What the task asks. Please write the listing below out again exactly, leaving every picture behind.

Information provided.
--- Start ---

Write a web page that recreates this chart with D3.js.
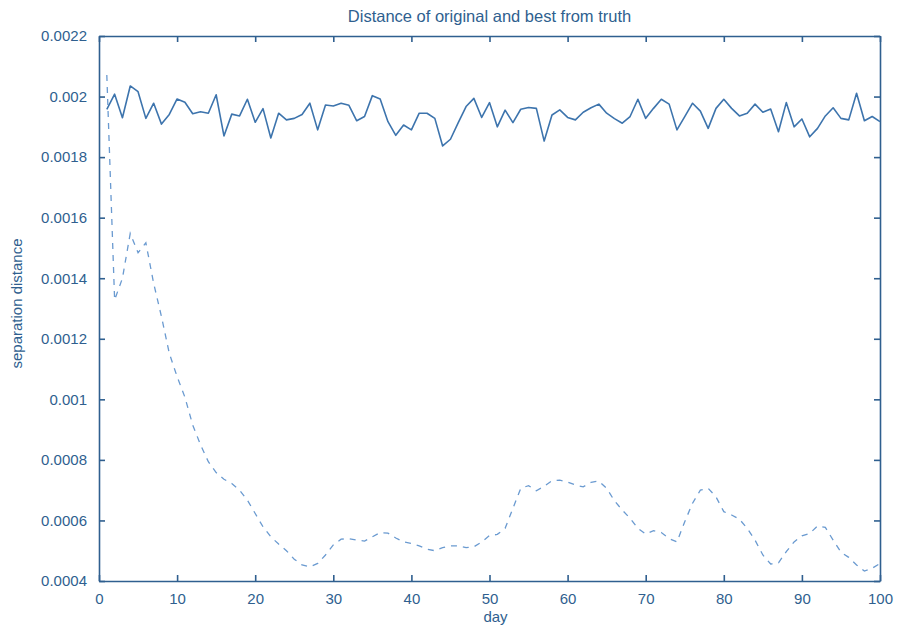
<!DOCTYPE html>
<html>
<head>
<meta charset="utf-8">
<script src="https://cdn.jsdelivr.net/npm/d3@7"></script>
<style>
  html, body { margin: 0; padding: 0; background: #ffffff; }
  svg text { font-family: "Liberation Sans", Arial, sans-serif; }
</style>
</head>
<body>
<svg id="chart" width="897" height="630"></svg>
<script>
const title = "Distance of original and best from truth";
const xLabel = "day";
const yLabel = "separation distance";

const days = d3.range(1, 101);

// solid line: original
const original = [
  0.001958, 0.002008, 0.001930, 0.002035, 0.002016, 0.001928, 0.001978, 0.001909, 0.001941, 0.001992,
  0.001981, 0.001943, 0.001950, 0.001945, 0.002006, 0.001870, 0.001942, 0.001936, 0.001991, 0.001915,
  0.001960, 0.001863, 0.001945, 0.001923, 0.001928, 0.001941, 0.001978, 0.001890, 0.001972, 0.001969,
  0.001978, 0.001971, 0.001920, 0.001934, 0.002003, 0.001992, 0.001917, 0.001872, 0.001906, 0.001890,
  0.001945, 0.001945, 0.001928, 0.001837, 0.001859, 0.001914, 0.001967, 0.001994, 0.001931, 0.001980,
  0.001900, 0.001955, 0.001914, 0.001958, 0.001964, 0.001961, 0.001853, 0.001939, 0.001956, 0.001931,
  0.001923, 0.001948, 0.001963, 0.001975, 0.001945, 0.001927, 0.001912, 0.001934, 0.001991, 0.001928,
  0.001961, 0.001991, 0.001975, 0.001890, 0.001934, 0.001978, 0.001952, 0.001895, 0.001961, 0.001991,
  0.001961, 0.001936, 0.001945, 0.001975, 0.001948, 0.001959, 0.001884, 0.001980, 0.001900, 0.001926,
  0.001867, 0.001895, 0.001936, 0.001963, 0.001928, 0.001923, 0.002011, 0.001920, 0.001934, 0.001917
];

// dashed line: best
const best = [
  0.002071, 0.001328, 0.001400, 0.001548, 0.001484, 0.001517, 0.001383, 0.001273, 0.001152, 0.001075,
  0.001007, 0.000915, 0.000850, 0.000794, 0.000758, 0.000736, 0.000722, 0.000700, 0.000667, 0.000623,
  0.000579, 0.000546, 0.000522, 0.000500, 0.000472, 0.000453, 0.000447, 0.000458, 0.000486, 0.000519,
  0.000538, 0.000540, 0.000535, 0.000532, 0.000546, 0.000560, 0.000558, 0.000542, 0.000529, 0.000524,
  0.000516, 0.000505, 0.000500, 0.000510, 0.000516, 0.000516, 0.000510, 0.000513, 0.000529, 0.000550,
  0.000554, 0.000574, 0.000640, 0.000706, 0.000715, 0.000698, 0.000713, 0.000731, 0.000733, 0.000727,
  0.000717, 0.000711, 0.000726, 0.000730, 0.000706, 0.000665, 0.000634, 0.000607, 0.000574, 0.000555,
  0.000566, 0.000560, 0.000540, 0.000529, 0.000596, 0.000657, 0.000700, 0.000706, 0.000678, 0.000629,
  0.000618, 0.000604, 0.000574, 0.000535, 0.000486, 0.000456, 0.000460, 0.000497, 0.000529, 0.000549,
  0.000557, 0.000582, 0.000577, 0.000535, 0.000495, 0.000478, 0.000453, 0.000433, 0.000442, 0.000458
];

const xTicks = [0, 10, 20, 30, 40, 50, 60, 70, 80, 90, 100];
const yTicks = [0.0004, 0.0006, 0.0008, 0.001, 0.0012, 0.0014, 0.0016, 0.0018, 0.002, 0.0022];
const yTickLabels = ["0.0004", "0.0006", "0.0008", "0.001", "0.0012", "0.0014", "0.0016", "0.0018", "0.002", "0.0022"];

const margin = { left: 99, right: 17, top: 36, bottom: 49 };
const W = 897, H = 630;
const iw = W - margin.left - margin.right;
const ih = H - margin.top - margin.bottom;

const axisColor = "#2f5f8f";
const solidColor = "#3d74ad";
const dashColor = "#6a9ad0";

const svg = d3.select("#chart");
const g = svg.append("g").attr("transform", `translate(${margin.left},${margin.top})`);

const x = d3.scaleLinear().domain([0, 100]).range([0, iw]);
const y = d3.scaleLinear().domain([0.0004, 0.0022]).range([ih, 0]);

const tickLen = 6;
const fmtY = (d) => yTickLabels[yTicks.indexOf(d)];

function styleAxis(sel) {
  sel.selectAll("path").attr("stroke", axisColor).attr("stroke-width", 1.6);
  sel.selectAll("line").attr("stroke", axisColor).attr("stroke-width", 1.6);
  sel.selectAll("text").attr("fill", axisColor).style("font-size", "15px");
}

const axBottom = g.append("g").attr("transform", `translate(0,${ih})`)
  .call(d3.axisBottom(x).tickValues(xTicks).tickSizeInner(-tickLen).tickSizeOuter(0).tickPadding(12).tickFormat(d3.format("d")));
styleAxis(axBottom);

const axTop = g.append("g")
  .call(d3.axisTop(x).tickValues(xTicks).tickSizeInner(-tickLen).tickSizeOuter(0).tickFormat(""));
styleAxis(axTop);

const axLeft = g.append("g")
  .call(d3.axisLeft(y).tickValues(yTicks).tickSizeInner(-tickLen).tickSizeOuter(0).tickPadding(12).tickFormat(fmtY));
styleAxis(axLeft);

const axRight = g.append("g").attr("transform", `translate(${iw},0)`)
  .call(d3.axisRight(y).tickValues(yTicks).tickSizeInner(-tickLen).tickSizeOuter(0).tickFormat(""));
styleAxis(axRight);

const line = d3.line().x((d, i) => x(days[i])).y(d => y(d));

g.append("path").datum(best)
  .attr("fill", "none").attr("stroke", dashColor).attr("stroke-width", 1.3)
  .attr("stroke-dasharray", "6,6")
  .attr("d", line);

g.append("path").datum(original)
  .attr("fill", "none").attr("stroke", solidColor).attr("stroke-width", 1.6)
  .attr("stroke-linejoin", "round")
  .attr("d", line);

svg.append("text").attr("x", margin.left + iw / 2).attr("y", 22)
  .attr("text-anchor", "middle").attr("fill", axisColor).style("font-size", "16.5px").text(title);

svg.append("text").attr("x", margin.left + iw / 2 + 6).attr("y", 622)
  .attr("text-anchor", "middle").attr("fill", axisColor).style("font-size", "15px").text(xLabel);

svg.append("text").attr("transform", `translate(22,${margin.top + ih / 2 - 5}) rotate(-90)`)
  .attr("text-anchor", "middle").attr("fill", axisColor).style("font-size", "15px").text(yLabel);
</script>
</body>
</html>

--- End ---

Reply.
Write a web page that recreates this chart with D3.js.
<!DOCTYPE html>
<html>
<head>
<meta charset="utf-8">
<script src="https://cdn.jsdelivr.net/npm/d3@7"></script>
<style>
  html, body { margin: 0; padding: 0; background: #ffffff; }
  svg text { font-family: "Liberation Sans", Arial, sans-serif; }
</style>
</head>
<body>
<svg id="chart" width="897" height="630"></svg>
<script>
const title = "Distance of original and best from truth";
const xLabel = "day";
const yLabel = "separation distance";

const days = d3.range(1, 101);

// solid line: original
const original = [
  0.001958, 0.002008, 0.001930, 0.002035, 0.002016, 0.001928, 0.001978, 0.001909, 0.001941, 0.001992,
  0.001981, 0.001943, 0.001950, 0.001945, 0.002006, 0.001870, 0.001942, 0.001936, 0.001991, 0.001915,
  0.001960, 0.001863, 0.001945, 0.001923, 0.001928, 0.001941, 0.001978, 0.001890, 0.001972, 0.001969,
  0.001978, 0.001971, 0.001920, 0.001934, 0.002003, 0.001992, 0.001917, 0.001872, 0.001906, 0.001890,
  0.001945, 0.001945, 0.001928, 0.001837, 0.001859, 0.001914, 0.001967, 0.001994, 0.001931, 0.001980,
  0.001900, 0.001955, 0.001914, 0.001958, 0.001964, 0.001961, 0.001853, 0.001939, 0.001956, 0.001931,
  0.001923, 0.001948, 0.001963, 0.001975, 0.001945, 0.001927, 0.001912, 0.001934, 0.001991, 0.001928,
  0.001961, 0.001991, 0.001975, 0.001890, 0.001934, 0.001978, 0.001952, 0.001895, 0.001961, 0.001991,
  0.001961, 0.001936, 0.001945, 0.001975, 0.001948, 0.001959, 0.001884, 0.001980, 0.001900, 0.001926,
  0.001867, 0.001895, 0.001936, 0.001963, 0.001928, 0.001923, 0.002011, 0.001920, 0.001934, 0.001917
];

// dashed line: best
const best = [
  0.002071, 0.001328, 0.001400, 0.001548, 0.001484, 0.001517, 0.001383, 0.001273, 0.001152, 0.001075,
  0.001007, 0.000915, 0.000850, 0.000794, 0.000758, 0.000736, 0.000722, 0.000700, 0.000667, 0.000623,
  0.000579, 0.000546, 0.000522, 0.000500, 0.000472, 0.000453, 0.000447, 0.000458, 0.000486, 0.000519,
  0.000538, 0.000540, 0.000535, 0.000532, 0.000546, 0.000560, 0.000558, 0.000542, 0.000529, 0.000524,
  0.000516, 0.000505, 0.000500, 0.000510, 0.000516, 0.000516, 0.000510, 0.000513, 0.000529, 0.000550,
  0.000554, 0.000574, 0.000640, 0.000706, 0.000715, 0.000698, 0.000713, 0.000731, 0.000733, 0.000727,
  0.000717, 0.000711, 0.000726, 0.000730, 0.000706, 0.000665, 0.000634, 0.000607, 0.000574, 0.000555,
  0.000566, 0.000560, 0.000540, 0.000529, 0.000596, 0.000657, 0.000700, 0.000706, 0.000678, 0.000629,
  0.000618, 0.000604, 0.000574, 0.000535, 0.000486, 0.000456, 0.000460, 0.000497, 0.000529, 0.000549,
  0.000557, 0.000582, 0.000577, 0.000535, 0.000495, 0.000478, 0.000453, 0.000433, 0.000442, 0.000458
];

const xTicks = [0, 10, 20, 30, 40, 50, 60, 70, 80, 90, 100];
const yTicks = [0.0004, 0.0006, 0.0008, 0.001, 0.0012, 0.0014, 0.0016, 0.0018, 0.002, 0.0022];
const yTickLabels = ["0.0004", "0.0006", "0.0008", "0.001", "0.0012", "0.0014", "0.0016", "0.0018", "0.002", "0.0022"];

const margin = { left: 99, right: 17, top: 36, bottom: 49 };
const W = 897, H = 630;
const iw = W - margin.left - margin.right;
const ih = H - margin.top - margin.bottom;

const axisColor = "#2f5f8f";
const solidColor = "#3d74ad";
const dashColor = "#6a9ad0";

const svg = d3.select("#chart");
const g = svg.append("g").attr("transform", `translate(${margin.left},${margin.top})`);

const x = d3.scaleLinear().domain([0, 100]).range([0, iw]);
const y = d3.scaleLinear().domain([0.0004, 0.0022]).range([ih, 0]);

const tickLen = 6;
const fmtY = (d) => yTickLabels[yTicks.indexOf(d)];

function styleAxis(sel) {
  sel.selectAll("path").attr("stroke", axisColor).attr("stroke-width", 1.6);
  sel.selectAll("line").attr("stroke", axisColor).attr("stroke-width", 1.6);
  sel.selectAll("text").attr("fill", axisColor).style("font-size", "15px");
}

const axBottom = g.append("g").attr("transform", `translate(0,${ih})`)
  .call(d3.axisBottom(x).tickValues(xTicks).tickSizeInner(-tickLen).tickSizeOuter(0).tickPadding(12).tickFormat(d3.format("d")));
styleAxis(axBottom);

const axTop = g.append("g")
  .call(d3.axisTop(x).tickValues(xTicks).tickSizeInner(-tickLen).tickSizeOuter(0).tickFormat(""));
styleAxis(axTop);

const axLeft = g.append("g")
  .call(d3.axisLeft(y).tickValues(yTicks).tickSizeInner(-tickLen).tickSizeOuter(0).tickPadding(12).tickFormat(fmtY));
styleAxis(axLeft);

const axRight = g.append("g").attr("transform", `translate(${iw},0)`)
  .call(d3.axisRight(y).tickValues(yTicks).tickSizeInner(-tickLen).tickSizeOuter(0).tickFormat(""));
styleAxis(axRight);

const line = d3.line().x((d, i) => x(days[i])).y(d => y(d));

g.append("path").datum(best)
  .attr("fill", "none").attr("stroke", dashColor).attr("stroke-width", 1.3)
  .attr("stroke-dasharray", "6,6")
  .attr("d", line);

g.append("path").datum(original)
  .attr("fill", "none").attr("stroke", solidColor).attr("stroke-width", 1.6)
  .attr("stroke-linejoin", "round")
  .attr("d", line);

svg.append("text").attr("x", margin.left + iw / 2).attr("y", 22)
  .attr("text-anchor", "middle").attr("fill", axisColor).style("font-size", "16.5px").text(title);

svg.append("text").attr("x", margin.left + iw / 2 + 6).attr("y", 622)
  .attr("text-anchor", "middle").attr("fill", axisColor).style("font-size", "15px").text(xLabel);

svg.append("text").attr("transform", `translate(22,${margin.top + ih / 2 - 5}) rotate(-90)`)
  .attr("text-anchor", "middle").attr("fill", axisColor).style("font-size", "15px").text(yLabel);
</script>
</body>
</html>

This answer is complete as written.